▸ **Instruction**
Copy all of the material below exactly.

■ ■ ■ ■

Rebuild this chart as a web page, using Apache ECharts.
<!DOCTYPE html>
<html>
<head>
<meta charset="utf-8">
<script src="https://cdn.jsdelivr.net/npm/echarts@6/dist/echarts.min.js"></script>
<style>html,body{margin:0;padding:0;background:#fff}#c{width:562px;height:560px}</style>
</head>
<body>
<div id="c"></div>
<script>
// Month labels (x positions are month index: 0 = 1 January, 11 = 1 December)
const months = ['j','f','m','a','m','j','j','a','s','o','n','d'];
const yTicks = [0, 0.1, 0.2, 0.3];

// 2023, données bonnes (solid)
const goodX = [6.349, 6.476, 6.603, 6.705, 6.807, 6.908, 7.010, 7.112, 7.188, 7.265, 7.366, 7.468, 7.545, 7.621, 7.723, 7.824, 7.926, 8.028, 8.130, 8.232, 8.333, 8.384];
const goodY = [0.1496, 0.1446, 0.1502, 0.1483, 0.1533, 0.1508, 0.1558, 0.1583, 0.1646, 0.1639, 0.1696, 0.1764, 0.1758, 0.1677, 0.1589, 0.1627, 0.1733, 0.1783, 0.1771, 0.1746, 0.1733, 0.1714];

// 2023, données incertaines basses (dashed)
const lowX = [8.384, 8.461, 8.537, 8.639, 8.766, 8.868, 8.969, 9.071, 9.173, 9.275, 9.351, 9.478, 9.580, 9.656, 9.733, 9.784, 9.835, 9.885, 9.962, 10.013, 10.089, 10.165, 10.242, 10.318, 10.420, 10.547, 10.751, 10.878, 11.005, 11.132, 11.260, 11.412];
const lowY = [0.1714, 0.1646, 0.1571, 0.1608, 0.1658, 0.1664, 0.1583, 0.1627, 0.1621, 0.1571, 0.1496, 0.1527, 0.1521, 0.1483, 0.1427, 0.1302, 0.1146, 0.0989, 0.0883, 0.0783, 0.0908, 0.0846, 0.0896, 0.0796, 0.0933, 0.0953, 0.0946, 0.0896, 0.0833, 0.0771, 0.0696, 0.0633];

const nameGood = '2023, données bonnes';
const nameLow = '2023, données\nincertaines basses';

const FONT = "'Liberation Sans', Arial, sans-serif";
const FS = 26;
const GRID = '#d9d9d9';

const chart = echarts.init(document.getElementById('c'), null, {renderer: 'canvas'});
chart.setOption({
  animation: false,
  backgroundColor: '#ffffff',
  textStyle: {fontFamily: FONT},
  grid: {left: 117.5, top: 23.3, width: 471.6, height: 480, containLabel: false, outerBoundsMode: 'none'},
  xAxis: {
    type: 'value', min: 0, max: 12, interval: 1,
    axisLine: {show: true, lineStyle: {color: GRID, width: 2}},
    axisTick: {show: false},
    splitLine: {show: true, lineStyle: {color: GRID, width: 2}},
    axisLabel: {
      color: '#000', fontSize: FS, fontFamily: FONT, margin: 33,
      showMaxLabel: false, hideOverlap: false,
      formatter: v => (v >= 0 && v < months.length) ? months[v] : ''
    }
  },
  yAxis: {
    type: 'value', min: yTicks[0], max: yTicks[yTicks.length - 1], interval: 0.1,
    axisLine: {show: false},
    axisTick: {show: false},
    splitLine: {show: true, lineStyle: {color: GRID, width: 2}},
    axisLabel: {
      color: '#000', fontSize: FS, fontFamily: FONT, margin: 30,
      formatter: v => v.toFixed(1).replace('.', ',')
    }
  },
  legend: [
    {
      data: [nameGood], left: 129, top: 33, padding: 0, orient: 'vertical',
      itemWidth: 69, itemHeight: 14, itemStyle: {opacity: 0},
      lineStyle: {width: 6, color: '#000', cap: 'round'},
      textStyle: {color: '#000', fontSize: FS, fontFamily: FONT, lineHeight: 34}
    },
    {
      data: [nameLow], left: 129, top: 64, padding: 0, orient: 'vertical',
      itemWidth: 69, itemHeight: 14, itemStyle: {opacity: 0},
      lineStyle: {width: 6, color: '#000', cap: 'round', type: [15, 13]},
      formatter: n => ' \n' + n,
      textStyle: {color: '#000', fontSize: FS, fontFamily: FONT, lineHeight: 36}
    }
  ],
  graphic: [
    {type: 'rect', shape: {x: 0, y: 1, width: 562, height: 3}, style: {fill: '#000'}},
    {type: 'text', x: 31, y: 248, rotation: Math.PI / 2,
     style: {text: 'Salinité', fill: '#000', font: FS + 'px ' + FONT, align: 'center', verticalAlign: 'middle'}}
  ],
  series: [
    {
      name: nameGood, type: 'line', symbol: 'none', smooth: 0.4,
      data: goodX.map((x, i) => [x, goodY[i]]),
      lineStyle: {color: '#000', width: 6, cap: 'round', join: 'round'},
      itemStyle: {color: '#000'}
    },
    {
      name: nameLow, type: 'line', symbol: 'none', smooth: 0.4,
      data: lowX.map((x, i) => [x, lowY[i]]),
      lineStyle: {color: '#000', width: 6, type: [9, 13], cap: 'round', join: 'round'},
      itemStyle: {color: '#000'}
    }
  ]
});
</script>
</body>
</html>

■ ■ ■ ■

▸ **Response to the task**
Rebuild this chart as a web page, using Apache ECharts.
<!DOCTYPE html>
<html>
<head>
<meta charset="utf-8">
<script src="https://cdn.jsdelivr.net/npm/echarts@6/dist/echarts.min.js"></script>
<style>html,body{margin:0;padding:0;background:#fff}#c{width:562px;height:560px}</style>
</head>
<body>
<div id="c"></div>
<script>
// Month labels (x positions are month index: 0 = 1 January, 11 = 1 December)
const months = ['j','f','m','a','m','j','j','a','s','o','n','d'];
const yTicks = [0, 0.1, 0.2, 0.3];

// 2023, données bonnes (solid)
const goodX = [6.349, 6.476, 6.603, 6.705, 6.807, 6.908, 7.010, 7.112, 7.188, 7.265, 7.366, 7.468, 7.545, 7.621, 7.723, 7.824, 7.926, 8.028, 8.130, 8.232, 8.333, 8.384];
const goodY = [0.1496, 0.1446, 0.1502, 0.1483, 0.1533, 0.1508, 0.1558, 0.1583, 0.1646, 0.1639, 0.1696, 0.1764, 0.1758, 0.1677, 0.1589, 0.1627, 0.1733, 0.1783, 0.1771, 0.1746, 0.1733, 0.1714];

// 2023, données incertaines basses (dashed)
const lowX = [8.384, 8.461, 8.537, 8.639, 8.766, 8.868, 8.969, 9.071, 9.173, 9.275, 9.351, 9.478, 9.580, 9.656, 9.733, 9.784, 9.835, 9.885, 9.962, 10.013, 10.089, 10.165, 10.242, 10.318, 10.420, 10.547, 10.751, 10.878, 11.005, 11.132, 11.260, 11.412];
const lowY = [0.1714, 0.1646, 0.1571, 0.1608, 0.1658, 0.1664, 0.1583, 0.1627, 0.1621, 0.1571, 0.1496, 0.1527, 0.1521, 0.1483, 0.1427, 0.1302, 0.1146, 0.0989, 0.0883, 0.0783, 0.0908, 0.0846, 0.0896, 0.0796, 0.0933, 0.0953, 0.0946, 0.0896, 0.0833, 0.0771, 0.0696, 0.0633];

const nameGood = '2023, données bonnes';
const nameLow = '2023, données\nincertaines basses';

const FONT = "'Liberation Sans', Arial, sans-serif";
const FS = 26;
const GRID = '#d9d9d9';

const chart = echarts.init(document.getElementById('c'), null, {renderer: 'canvas'});
chart.setOption({
  animation: false,
  backgroundColor: '#ffffff',
  textStyle: {fontFamily: FONT},
  grid: {left: 117.5, top: 23.3, width: 471.6, height: 480, containLabel: false, outerBoundsMode: 'none'},
  xAxis: {
    type: 'value', min: 0, max: 12, interval: 1,
    axisLine: {show: true, lineStyle: {color: GRID, width: 2}},
    axisTick: {show: false},
    splitLine: {show: true, lineStyle: {color: GRID, width: 2}},
    axisLabel: {
      color: '#000', fontSize: FS, fontFamily: FONT, margin: 33,
      showMaxLabel: false, hideOverlap: false,
      formatter: v => (v >= 0 && v < months.length) ? months[v] : ''
    }
  },
  yAxis: {
    type: 'value', min: yTicks[0], max: yTicks[yTicks.length - 1], interval: 0.1,
    axisLine: {show: false},
    axisTick: {show: false},
    splitLine: {show: true, lineStyle: {color: GRID, width: 2}},
    axisLabel: {
      color: '#000', fontSize: FS, fontFamily: FONT, margin: 30,
      formatter: v => v.toFixed(1).replace('.', ',')
    }
  },
  legend: [
    {
      data: [nameGood], left: 129, top: 33, padding: 0, orient: 'vertical',
      itemWidth: 69, itemHeight: 14, itemStyle: {opacity: 0},
      lineStyle: {width: 6, color: '#000', cap: 'round'},
      textStyle: {color: '#000', fontSize: FS, fontFamily: FONT, lineHeight: 34}
    },
    {
      data: [nameLow], left: 129, top: 64, padding: 0, orient: 'vertical',
      itemWidth: 69, itemHeight: 14, itemStyle: {opacity: 0},
      lineStyle: {width: 6, color: '#000', cap: 'round', type: [15, 13]},
      formatter: n => ' \n' + n,
      textStyle: {color: '#000', fontSize: FS, fontFamily: FONT, lineHeight: 36}
    }
  ],
  graphic: [
    {type: 'rect', shape: {x: 0, y: 1, width: 562, height: 3}, style: {fill: '#000'}},
    {type: 'text', x: 31, y: 248, rotation: Math.PI / 2,
     style: {text: 'Salinité', fill: '#000', font: FS + 'px ' + FONT, align: 'center', verticalAlign: 'middle'}}
  ],
  series: [
    {
      name: nameGood, type: 'line', symbol: 'none', smooth: 0.4,
      data: goodX.map((x, i) => [x, goodY[i]]),
      lineStyle: {color: '#000', width: 6, cap: 'round', join: 'round'},
      itemStyle: {color: '#000'}
    },
    {
      name: nameLow, type: 'line', symbol: 'none', smooth: 0.4,
      data: lowX.map((x, i) => [x, lowY[i]]),
      lineStyle: {color: '#000', width: 6, type: [9, 13], cap: 'round', join: 'round'},
      itemStyle: {color: '#000'}
    }
  ]
});
</script>
</body>
</html>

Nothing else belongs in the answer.